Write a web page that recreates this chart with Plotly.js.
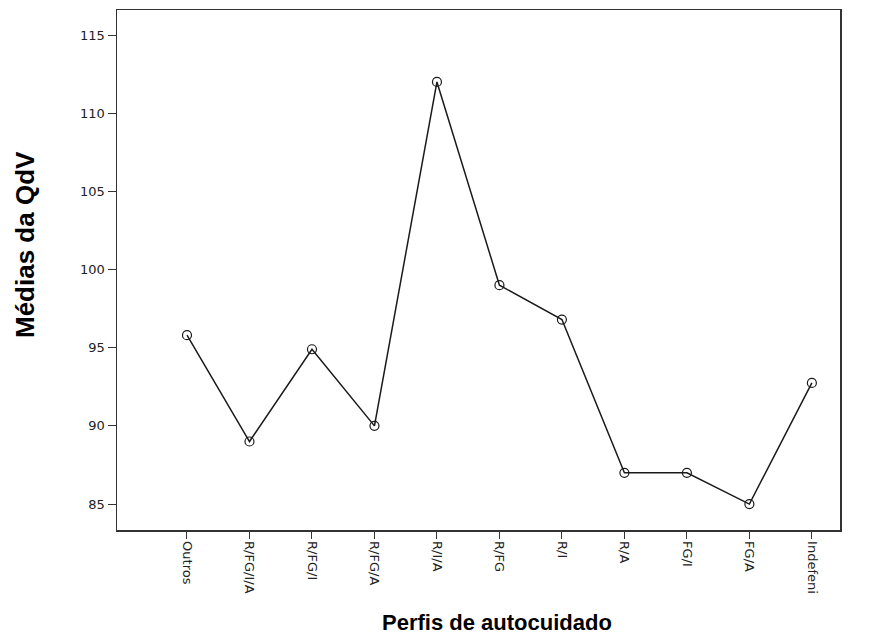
<!DOCTYPE html>
<html>
<head>
<meta charset="utf-8">
<script src="https://cdn.plot.ly/plotly-3.0.1.min.js"></script>
<style>html,body{margin:0;padding:0;background:#fff;}#chart{width:871px;height:634px;}</style>
</head>
<body>
<div id="chart"></div>
<script>
const categories = ["Outros","R/FG/I/A","R/FG/I","R/FG/A","R/I/A","R/FG","R/I","R/A","FG/I","FG/A","Indefeni"];
const means = [95.8, 89.0, 94.9, 90.0, 112.0, 99.0, 96.8, 87.0, 87.0, 85.0, 92.75];
const yTicks = [85, 90, 95, 100, 105, 110, 115];
const xTitle = 'Perfis de autocuidado';
const yTitle = 'Médias da QdV';

const idx = categories.map((c, i) => i);

Plotly.newPlot('chart', [{
  x: idx,
  y: means,
  type: 'scatter',
  mode: 'lines+markers',
  line: {color: '#1a1a1a', width: 1.5},
  marker: {symbol: 'circle-open', size: 9, color: '#1a1a1a', line: {width: 1.2, color: '#1a1a1a'}},
  hoverinfo: 'x+y'
}], {
  width: 871, height: 634,
  margin: {l: 117, r: 31, t: 10, b: 104},
  paper_bgcolor: '#ffffff', plot_bgcolor: '#ffffff',
  showlegend: false,
  font: {family: 'DejaVu Sans, Arial, sans-serif', color: '#222'},
  xaxis: {
    range: [-1.12, 10.45],
    tickmode: 'array', tickvals: idx, ticktext: categories,
    tickangle: 90,
    ticks: 'outside', ticklen: 7, tickwidth: 1, tickcolor: '#333',
    showline: true, linecolor: '#333', linewidth: 1.5, mirror: true,
    showgrid: false, zeroline: false,
    tickfont: {family: 'DejaVu Sans, sans-serif', size: 13, color: '#222'}
  },
  yaxis: {
    range: [83.34, 116.6],
    tickmode: 'array', tickvals: yTicks,
    ticks: 'outside', ticklen: 8, tickwidth: 1, tickcolor: '#333',
    showline: true, linecolor: '#333', linewidth: 1.5, mirror: true,
    showgrid: false, zeroline: false,
    tickfont: {family: 'DejaVu Sans, sans-serif', size: 13, color: '#222'}
  },
  annotations: [
    {text: xTitle, xref: 'paper', yref: 'paper', x: (497 - 117) / 723, y: -(622 - 530) / 520,
     xanchor: 'center', yanchor: 'middle', showarrow: false,
     font: {family: 'Liberation Sans, Arial, sans-serif', size: 22, color: '#000', weight: 'bold'}},
    {text: yTitle, xref: 'paper', yref: 'paper', x: -(117 - 25) / 723, y: (530 - 245) / 520,
     xanchor: 'center', yanchor: 'middle', showarrow: false, textangle: -90,
     font: {family: 'Liberation Sans, Arial, sans-serif', size: 26, color: '#000', weight: 'bold'}}
  ]
}, {displayModeBar: false, staticPlot: true});
</script>
</body>
</html>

Aim of the task » Leave out the pictures and copy the rest of the material above exactly.

Exercise answer »
Write a web page that recreates this chart with Plotly.js.
<!DOCTYPE html>
<html>
<head>
<meta charset="utf-8">
<script src="https://cdn.plot.ly/plotly-3.0.1.min.js"></script>
<style>html,body{margin:0;padding:0;background:#fff;}#chart{width:871px;height:634px;}</style>
</head>
<body>
<div id="chart"></div>
<script>
const categories = ["Outros","R/FG/I/A","R/FG/I","R/FG/A","R/I/A","R/FG","R/I","R/A","FG/I","FG/A","Indefeni"];
const means = [95.8, 89.0, 94.9, 90.0, 112.0, 99.0, 96.8, 87.0, 87.0, 85.0, 92.75];
const yTicks = [85, 90, 95, 100, 105, 110, 115];
const xTitle = 'Perfis de autocuidado';
const yTitle = 'Médias da QdV';

const idx = categories.map((c, i) => i);

Plotly.newPlot('chart', [{
  x: idx,
  y: means,
  type: 'scatter',
  mode: 'lines+markers',
  line: {color: '#1a1a1a', width: 1.5},
  marker: {symbol: 'circle-open', size: 9, color: '#1a1a1a', line: {width: 1.2, color: '#1a1a1a'}},
  hoverinfo: 'x+y'
}], {
  width: 871, height: 634,
  margin: {l: 117, r: 31, t: 10, b: 104},
  paper_bgcolor: '#ffffff', plot_bgcolor: '#ffffff',
  showlegend: false,
  font: {family: 'DejaVu Sans, Arial, sans-serif', color: '#222'},
  xaxis: {
    range: [-1.12, 10.45],
    tickmode: 'array', tickvals: idx, ticktext: categories,
    tickangle: 90,
    ticks: 'outside', ticklen: 7, tickwidth: 1, tickcolor: '#333',
    showline: true, linecolor: '#333', linewidth: 1.5, mirror: true,
    showgrid: false, zeroline: false,
    tickfont: {family: 'DejaVu Sans, sans-serif', size: 13, color: '#222'}
  },
  yaxis: {
    range: [83.34, 116.6],
    tickmode: 'array', tickvals: yTicks,
    ticks: 'outside', ticklen: 8, tickwidth: 1, tickcolor: '#333',
    showline: true, linecolor: '#333', linewidth: 1.5, mirror: true,
    showgrid: false, zeroline: false,
    tickfont: {family: 'DejaVu Sans, sans-serif', size: 13, color: '#222'}
  },
  annotations: [
    {text: xTitle, xref: 'paper', yref: 'paper', x: (497 - 117) / 723, y: -(622 - 530) / 520,
     xanchor: 'center', yanchor: 'middle', showarrow: false,
     font: {family: 'Liberation Sans, Arial, sans-serif', size: 22, color: '#000', weight: 'bold'}},
    {text: yTitle, xref: 'paper', yref: 'paper', x: -(117 - 25) / 723, y: (530 - 245) / 520,
     xanchor: 'center', yanchor: 'middle', showarrow: false, textangle: -90,
     font: {family: 'Liberation Sans, Arial, sans-serif', size: 26, color: '#000', weight: 'bold'}}
  ]
}, {displayModeBar: false, staticPlot: true});
</script>
</body>
</html>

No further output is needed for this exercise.